• _Required task_:
Output every line exactly as written. Leave out pictures.

== == ==

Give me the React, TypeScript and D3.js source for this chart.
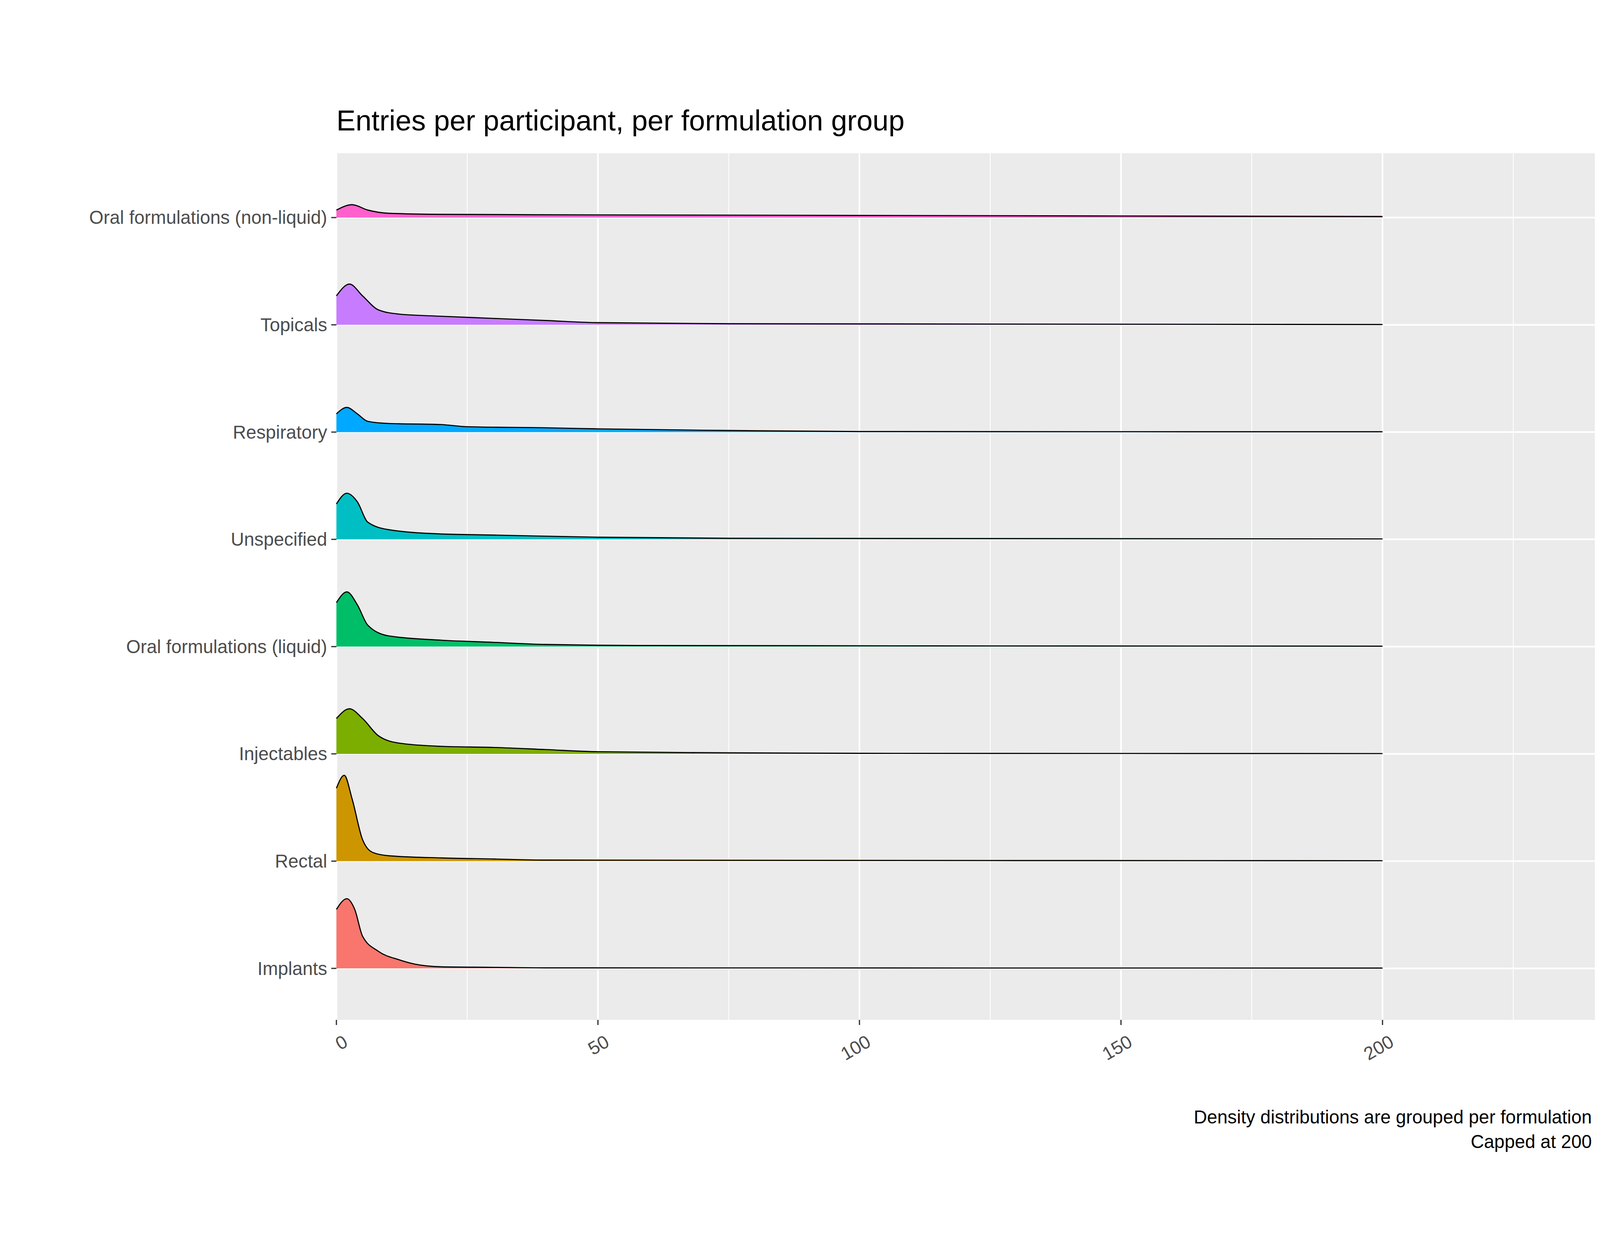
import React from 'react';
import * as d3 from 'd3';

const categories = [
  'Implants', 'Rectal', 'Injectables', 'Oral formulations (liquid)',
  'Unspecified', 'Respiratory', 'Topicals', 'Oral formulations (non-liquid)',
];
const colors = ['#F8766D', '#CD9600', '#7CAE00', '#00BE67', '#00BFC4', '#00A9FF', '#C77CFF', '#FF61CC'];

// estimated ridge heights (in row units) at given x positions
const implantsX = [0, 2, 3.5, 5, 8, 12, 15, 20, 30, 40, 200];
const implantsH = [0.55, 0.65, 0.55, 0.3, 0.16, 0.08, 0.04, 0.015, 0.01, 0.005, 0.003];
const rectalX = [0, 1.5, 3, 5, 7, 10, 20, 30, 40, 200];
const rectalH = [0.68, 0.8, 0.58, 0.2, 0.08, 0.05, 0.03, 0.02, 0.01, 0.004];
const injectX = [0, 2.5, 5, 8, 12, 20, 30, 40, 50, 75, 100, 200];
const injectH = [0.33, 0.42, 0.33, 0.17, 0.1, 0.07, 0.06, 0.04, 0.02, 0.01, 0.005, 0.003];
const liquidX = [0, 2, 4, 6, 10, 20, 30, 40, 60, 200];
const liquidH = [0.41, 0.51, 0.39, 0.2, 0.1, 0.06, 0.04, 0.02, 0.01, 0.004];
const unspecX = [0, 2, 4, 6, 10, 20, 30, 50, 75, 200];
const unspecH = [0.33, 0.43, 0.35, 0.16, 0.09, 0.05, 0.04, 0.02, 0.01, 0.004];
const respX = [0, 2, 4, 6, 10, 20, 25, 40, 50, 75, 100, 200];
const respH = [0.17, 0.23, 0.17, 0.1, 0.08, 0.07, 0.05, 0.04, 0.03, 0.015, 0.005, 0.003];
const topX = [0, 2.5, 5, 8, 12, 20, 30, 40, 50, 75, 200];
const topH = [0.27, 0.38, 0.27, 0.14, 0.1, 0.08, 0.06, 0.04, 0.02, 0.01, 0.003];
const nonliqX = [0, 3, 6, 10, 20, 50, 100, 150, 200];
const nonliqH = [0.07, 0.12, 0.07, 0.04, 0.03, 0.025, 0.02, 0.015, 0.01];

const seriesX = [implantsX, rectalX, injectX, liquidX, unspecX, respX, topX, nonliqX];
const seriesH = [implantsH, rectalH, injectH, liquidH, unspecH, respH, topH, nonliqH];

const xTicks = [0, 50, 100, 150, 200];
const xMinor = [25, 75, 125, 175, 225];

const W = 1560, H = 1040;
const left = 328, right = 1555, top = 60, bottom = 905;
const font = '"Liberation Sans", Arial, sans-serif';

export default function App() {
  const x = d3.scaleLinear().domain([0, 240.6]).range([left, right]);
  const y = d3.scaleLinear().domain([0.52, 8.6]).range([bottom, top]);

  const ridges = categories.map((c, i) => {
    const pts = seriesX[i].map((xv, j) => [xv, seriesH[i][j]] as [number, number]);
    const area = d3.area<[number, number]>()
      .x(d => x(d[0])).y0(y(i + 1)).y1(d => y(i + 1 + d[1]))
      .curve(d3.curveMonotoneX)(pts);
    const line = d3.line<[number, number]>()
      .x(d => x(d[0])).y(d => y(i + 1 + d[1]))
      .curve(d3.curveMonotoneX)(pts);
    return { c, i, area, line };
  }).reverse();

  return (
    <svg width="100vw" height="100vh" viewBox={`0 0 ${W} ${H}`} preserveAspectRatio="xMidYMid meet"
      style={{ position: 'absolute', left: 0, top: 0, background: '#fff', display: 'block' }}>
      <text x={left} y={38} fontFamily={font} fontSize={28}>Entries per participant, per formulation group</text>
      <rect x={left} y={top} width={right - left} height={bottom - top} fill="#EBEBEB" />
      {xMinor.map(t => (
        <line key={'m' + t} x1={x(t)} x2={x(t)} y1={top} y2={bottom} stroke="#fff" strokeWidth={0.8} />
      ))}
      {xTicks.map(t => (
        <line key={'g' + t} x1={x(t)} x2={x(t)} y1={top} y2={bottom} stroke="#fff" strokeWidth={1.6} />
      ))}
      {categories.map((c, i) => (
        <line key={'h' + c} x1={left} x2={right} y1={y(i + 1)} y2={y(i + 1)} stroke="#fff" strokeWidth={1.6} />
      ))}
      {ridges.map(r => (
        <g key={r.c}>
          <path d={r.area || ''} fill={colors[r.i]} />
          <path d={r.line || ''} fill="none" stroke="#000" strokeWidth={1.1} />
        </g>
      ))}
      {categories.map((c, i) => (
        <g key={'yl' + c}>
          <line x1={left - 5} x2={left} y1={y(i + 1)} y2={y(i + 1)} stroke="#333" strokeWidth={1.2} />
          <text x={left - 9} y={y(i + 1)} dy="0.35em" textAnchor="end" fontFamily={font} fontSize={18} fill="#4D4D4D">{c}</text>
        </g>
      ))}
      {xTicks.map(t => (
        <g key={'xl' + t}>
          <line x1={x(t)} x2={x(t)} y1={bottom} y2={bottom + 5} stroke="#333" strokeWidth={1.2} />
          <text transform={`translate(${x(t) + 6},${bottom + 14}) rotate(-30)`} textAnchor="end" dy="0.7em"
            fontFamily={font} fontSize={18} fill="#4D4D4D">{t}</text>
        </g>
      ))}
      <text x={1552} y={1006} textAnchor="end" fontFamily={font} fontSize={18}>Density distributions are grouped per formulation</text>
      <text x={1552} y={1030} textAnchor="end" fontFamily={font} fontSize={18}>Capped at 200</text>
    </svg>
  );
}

== == ==

• _Written response_:
Give me the React, TypeScript and D3.js source for this chart.
import React from 'react';
import * as d3 from 'd3';

const categories = [
  'Implants', 'Rectal', 'Injectables', 'Oral formulations (liquid)',
  'Unspecified', 'Respiratory', 'Topicals', 'Oral formulations (non-liquid)',
];
const colors = ['#F8766D', '#CD9600', '#7CAE00', '#00BE67', '#00BFC4', '#00A9FF', '#C77CFF', '#FF61CC'];

// estimated ridge heights (in row units) at given x positions
const implantsX = [0, 2, 3.5, 5, 8, 12, 15, 20, 30, 40, 200];
const implantsH = [0.55, 0.65, 0.55, 0.3, 0.16, 0.08, 0.04, 0.015, 0.01, 0.005, 0.003];
const rectalX = [0, 1.5, 3, 5, 7, 10, 20, 30, 40, 200];
const rectalH = [0.68, 0.8, 0.58, 0.2, 0.08, 0.05, 0.03, 0.02, 0.01, 0.004];
const injectX = [0, 2.5, 5, 8, 12, 20, 30, 40, 50, 75, 100, 200];
const injectH = [0.33, 0.42, 0.33, 0.17, 0.1, 0.07, 0.06, 0.04, 0.02, 0.01, 0.005, 0.003];
const liquidX = [0, 2, 4, 6, 10, 20, 30, 40, 60, 200];
const liquidH = [0.41, 0.51, 0.39, 0.2, 0.1, 0.06, 0.04, 0.02, 0.01, 0.004];
const unspecX = [0, 2, 4, 6, 10, 20, 30, 50, 75, 200];
const unspecH = [0.33, 0.43, 0.35, 0.16, 0.09, 0.05, 0.04, 0.02, 0.01, 0.004];
const respX = [0, 2, 4, 6, 10, 20, 25, 40, 50, 75, 100, 200];
const respH = [0.17, 0.23, 0.17, 0.1, 0.08, 0.07, 0.05, 0.04, 0.03, 0.015, 0.005, 0.003];
const topX = [0, 2.5, 5, 8, 12, 20, 30, 40, 50, 75, 200];
const topH = [0.27, 0.38, 0.27, 0.14, 0.1, 0.08, 0.06, 0.04, 0.02, 0.01, 0.003];
const nonliqX = [0, 3, 6, 10, 20, 50, 100, 150, 200];
const nonliqH = [0.07, 0.12, 0.07, 0.04, 0.03, 0.025, 0.02, 0.015, 0.01];

const seriesX = [implantsX, rectalX, injectX, liquidX, unspecX, respX, topX, nonliqX];
const seriesH = [implantsH, rectalH, injectH, liquidH, unspecH, respH, topH, nonliqH];

const xTicks = [0, 50, 100, 150, 200];
const xMinor = [25, 75, 125, 175, 225];

const W = 1560, H = 1040;
const left = 328, right = 1555, top = 60, bottom = 905;
const font = '"Liberation Sans", Arial, sans-serif';

export default function App() {
  const x = d3.scaleLinear().domain([0, 240.6]).range([left, right]);
  const y = d3.scaleLinear().domain([0.52, 8.6]).range([bottom, top]);

  const ridges = categories.map((c, i) => {
    const pts = seriesX[i].map((xv, j) => [xv, seriesH[i][j]] as [number, number]);
    const area = d3.area<[number, number]>()
      .x(d => x(d[0])).y0(y(i + 1)).y1(d => y(i + 1 + d[1]))
      .curve(d3.curveMonotoneX)(pts);
    const line = d3.line<[number, number]>()
      .x(d => x(d[0])).y(d => y(i + 1 + d[1]))
      .curve(d3.curveMonotoneX)(pts);
    return { c, i, area, line };
  }).reverse();

  return (
    <svg width="100vw" height="100vh" viewBox={`0 0 ${W} ${H}`} preserveAspectRatio="xMidYMid meet"
      style={{ position: 'absolute', left: 0, top: 0, background: '#fff', display: 'block' }}>
      <text x={left} y={38} fontFamily={font} fontSize={28}>Entries per participant, per formulation group</text>
      <rect x={left} y={top} width={right - left} height={bottom - top} fill="#EBEBEB" />
      {xMinor.map(t => (
        <line key={'m' + t} x1={x(t)} x2={x(t)} y1={top} y2={bottom} stroke="#fff" strokeWidth={0.8} />
      ))}
      {xTicks.map(t => (
        <line key={'g' + t} x1={x(t)} x2={x(t)} y1={top} y2={bottom} stroke="#fff" strokeWidth={1.6} />
      ))}
      {categories.map((c, i) => (
        <line key={'h' + c} x1={left} x2={right} y1={y(i + 1)} y2={y(i + 1)} stroke="#fff" strokeWidth={1.6} />
      ))}
      {ridges.map(r => (
        <g key={r.c}>
          <path d={r.area || ''} fill={colors[r.i]} />
          <path d={r.line || ''} fill="none" stroke="#000" strokeWidth={1.1} />
        </g>
      ))}
      {categories.map((c, i) => (
        <g key={'yl' + c}>
          <line x1={left - 5} x2={left} y1={y(i + 1)} y2={y(i + 1)} stroke="#333" strokeWidth={1.2} />
          <text x={left - 9} y={y(i + 1)} dy="0.35em" textAnchor="end" fontFamily={font} fontSize={18} fill="#4D4D4D">{c}</text>
        </g>
      ))}
      {xTicks.map(t => (
        <g key={'xl' + t}>
          <line x1={x(t)} x2={x(t)} y1={bottom} y2={bottom + 5} stroke="#333" strokeWidth={1.2} />
          <text transform={`translate(${x(t) + 6},${bottom + 14}) rotate(-30)`} textAnchor="end" dy="0.7em"
            fontFamily={font} fontSize={18} fill="#4D4D4D">{t}</text>
        </g>
      ))}
      <text x={1552} y={1006} textAnchor="end" fontFamily={font} fontSize={18}>Density distributions are grouped per formulation</text>
      <text x={1552} y={1030} textAnchor="end" fontFamily={font} fontSize={18}>Capped at 200</text>
    </svg>
  );
}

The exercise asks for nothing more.